Deepti Anbarasan, MD.
Dr. Anbarasan has disclosed that he has no relevant financial or other interests in any commercial companies pertaining to this educational activity.
Review of: Zhang R et al, JAMA Netw Open 2020;3(6):e207922
Is alcohol good or bad for cognition? The evidence is mixed. A new study brings additional clarity to this question by including a diverse patient population and by using longitudinal cognitive measurements of the subjects as opposed to cross-sectional evaluations at one time point.
In an NIH-funded investigation, 19,887 participants from the Health and Retirement Study, a nationally representative cohort of middle-aged and older US adults, had at least 4 cognitive measurements performed between 1996 and 2008. Total word recall, mental status, and vocabulary were assessed. Use of alcohol over the past 3 months was reviewed during surveys. Women who reported less than 8 drinks per week and men who reported less than 15 drinks per week were considered low to moderate drinkers. 7,057 subjects (35.4%) met these low to moderate drinking criteria. The mean age of the subjects was 61.8 years. 60.1% were women and 85.2% were Caucasian.
The analysis showed that low to moderate drinkers were less likely to have low cognitive function scores than never-drinkers (odds ratio 0.66; 95% confidence interval [CI] 0.59–0.74), even after adjusting for age, sex, race/ethnicity, years of education, marital status, and other substance use. Low to moderate drinkers also had statistically less cognitive decline with an effect size of 0.04 (95% CI 0.01–0.04; p = 0.02). The researchers found that there was a U-shaped association between drinking and cognitive decline—meaning very low and very high intake were linked to poorer cognition scores, but moderate intake was associated with better scores. The optimal alcohol dosage associated with better cognitive function was 10–14 drinks per week for all participants. Interestingly, low to moderate drinking was beneficial for white participants, but not for Black participants. No gender-related differences were found between alcohol drinking and cognitive functions.

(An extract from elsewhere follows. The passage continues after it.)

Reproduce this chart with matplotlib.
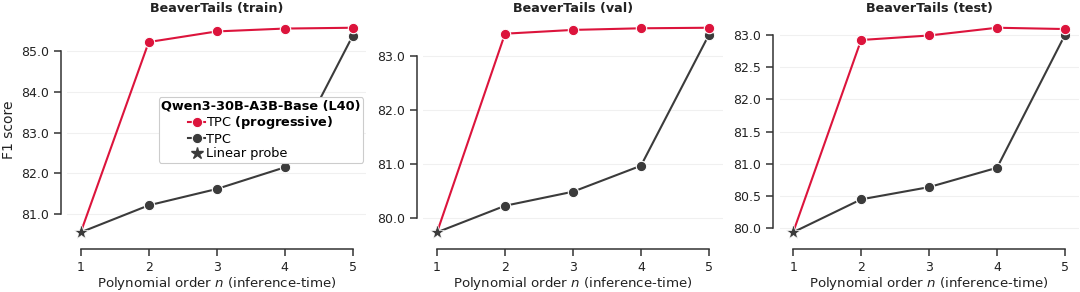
import numpy as np
import matplotlib
matplotlib.use("Agg")
import matplotlib.pyplot as plt
from matplotlib.lines import Line2D

# polynomial order n
orders = [1, 2, 3, 4, 5]

titles = ["BeaverTails (train)", "BeaverTails (val)", "BeaverTails (test)"]

# n = 1 is the linear probe (shared start point)
linear_probe = [80.56, 79.74, 79.94]

tpc_progressive = [
    [85.22, 85.48, 85.55, 85.57],
    [83.41, 83.48, 83.51, 83.52],
    [82.92, 82.99, 83.11, 83.09],
]
tpc = [
    [81.22, 81.62, 82.15, 85.37],
    [80.23, 80.49, 80.97, 83.39],
    [80.45, 80.64, 80.94, 83.00],
]

yticks = [
    [81, 82, 83, 84, 85],
    [80, 81, 82, 83],
    [80.0, 80.5, 81.0, 81.5, 82.0, 82.5, 83.0],
]

red = "#dc143c"
dark = "#3b3b3b"

plt.rcParams["font.family"] = "DejaVu Sans"
plt.rcParams["font.size"] = 9

fig = plt.figure(figsize=(10.8, 2.92), dpi=100)
lefts = [0.0622, 0.3921, 0.7218]
axes = [fig.add_axes([l, 0.1695, 0.2769, 0.7705]) for l in lefts]

for i, ax in enumerate(axes):
    prog = [linear_probe[i]] + tpc_progressive[i]
    plain = [linear_probe[i]] + tpc[i]
    ax.plot(orders[1:], plain[1:], color=dark, lw=1.5, marker="o", ms=7.5,
            mec="white", mew=0.8, zorder=3)
    ax.plot(orders[:2], plain[:2], color=dark, lw=1.5, zorder=2)
    ax.plot(orders[1:], prog[1:], color=red, lw=1.5, marker="o", ms=7.5,
            mec="white", mew=0.8, zorder=4)
    ax.plot(orders[:2], prog[:2], color=red, lw=1.5, zorder=2)
    ax.plot(orders[0], linear_probe[i], color=dark, marker="*", ms=11,
            ls="none", mec="white", mew=0.5, zorder=5)

    ax.set_xlim(0.8, 5.2)
    ax.set_xticks(orders)
    ax.set_yticks(yticks[i])
    ax.set_yticklabels([f"{v:.1f}" for v in yticks[i]])
    ax.tick_params(labelsize=9, length=5, width=1.1, colors="#333333")
    ax.tick_params(labelcolor="#222222")
    ax.yaxis.grid(True, color="#f0f0f0", lw=0.8)
    ax.set_axisbelow(True)

    for s in ["top", "right"]:
        ax.spines[s].set_visible(False)
    for s in ["left", "bottom"]:
        ax.spines[s].set_position(("outward", 4.5))
        ax.spines[s].set_linewidth(1.1)
        ax.spines[s].set_color("#333333")
    ax.spines["left"].set_bounds(yticks[i][0], yticks[i][-1])
    ax.spines["bottom"].set_bounds(orders[0], orders[-1])

    ax.set_title(titles[i], fontsize=9.2, fontweight="bold", color="#222222", pad=4)
    ax.set_xlabel("Polynomial order $n$ (inference-time)", fontsize=9.6,
                  color="#222222", labelpad=1)

axes[0].set_ylabel("F1 score", fontsize=10, color="#222222")

handles = [
    Line2D([], [], color=red, lw=1.5, marker="o", ms=7.5, mec="white", mew=0.8),
    Line2D([], [], color=dark, lw=1.5, marker="o", ms=7.5, mec="white", mew=0.8),
    Line2D([], [], color=dark, ls="none", marker="*", ms=9),
]
labels = ["TPC $\\mathbf{(progressive)}$", "TPC", "Linear probe"]
leg = axes[0].legend(handles, labels, title="Qwen3-30B-A3B-Base (L40)",
                     loc="center right", bbox_to_anchor=(0.99, 0.50),
                     fontsize=9.3, title_fontproperties={"weight": "bold", "size": 9.3},
                     handlelength=1.3, handletextpad=0.1, borderpad=0.2,
                     labelspacing=0.12, borderaxespad=0, framealpha=1,
                     edgecolor="#cccccc", fancybox=True)
leg.get_frame().set_linewidth(0.8)

fig.savefig("out.png", dpi=100)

CATR’s Take This study suggests that low to moderate alcohol use in middle-aged and older adults may be associated with better total cognitive function and slower rates of cognitive decline, thought to be due to alcohol’s impact on cerebrovascular and cardiovascular pathways. These associations are stronger for white participants than Black participants. While low to moderate alcohol use may promote cognition in certain populations, we should remain cautious about endorsing alcohol use to all middle-aged and older patients, especially those with preexisting psychiatric or medical conditions.